PLAYING the race card to divert attention from the real issue is never justified. But apparently it seemed an easy way out for a Georgia congresswoman who scuffled with Capitol Hill police.

Rep. Cynthia McKinney should have been well aware of the heightened security precautions in and around Capitol Hill since 9/11 - and even before then.

During the six-term Democrat's tenure in Washington, two police officers on the Hill were killed by a deranged gunman at a tourist entrance, and then came the terrorist attacks and anthrax scares.

Yet Ms. McKinney is accused of striking an officer who appears to have been doing his job. Seems his biggest mistake was in not recognizing the congressman from Georgia and trying to stop her from entering a House building without proper identification.

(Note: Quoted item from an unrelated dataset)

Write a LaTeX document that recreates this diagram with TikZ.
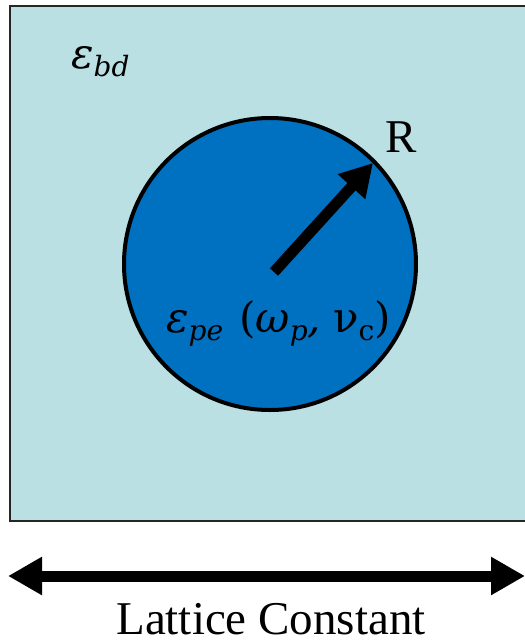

At the time Ms. McKinney was not wearing her congressional lapel pin that would have identified her as a member of Congress as she attempted to stride past metal detectors in the building.

After the officer made repeated requests for her to stop without success, he reached out to restrain her and was allegedly hit by the congresswoman.

Ms. McKinney went on with her business, acknowledging the incident initially with a statement of regret, and finally, a much belated apology.

Some time between the scuffle and reports that federal prosecutors might lodge formal charges against the black lawmaker, Ms. McKinney decided to raise the specter of racism to cloud the case.

She held a news conference to suggest that she was the victim of racial profiling rather than accept that she's a narcissistic member of Congress who considers herself above security measures. The reputed firebrand from Georgia's 4th Congressional District may have burned herself politically by blowing an insignificant event into race-baiting.

Her attention-grabbing media stunts are too hot for even fellow House Democrats to justify. Their total absence of visible support for her says quite a lot.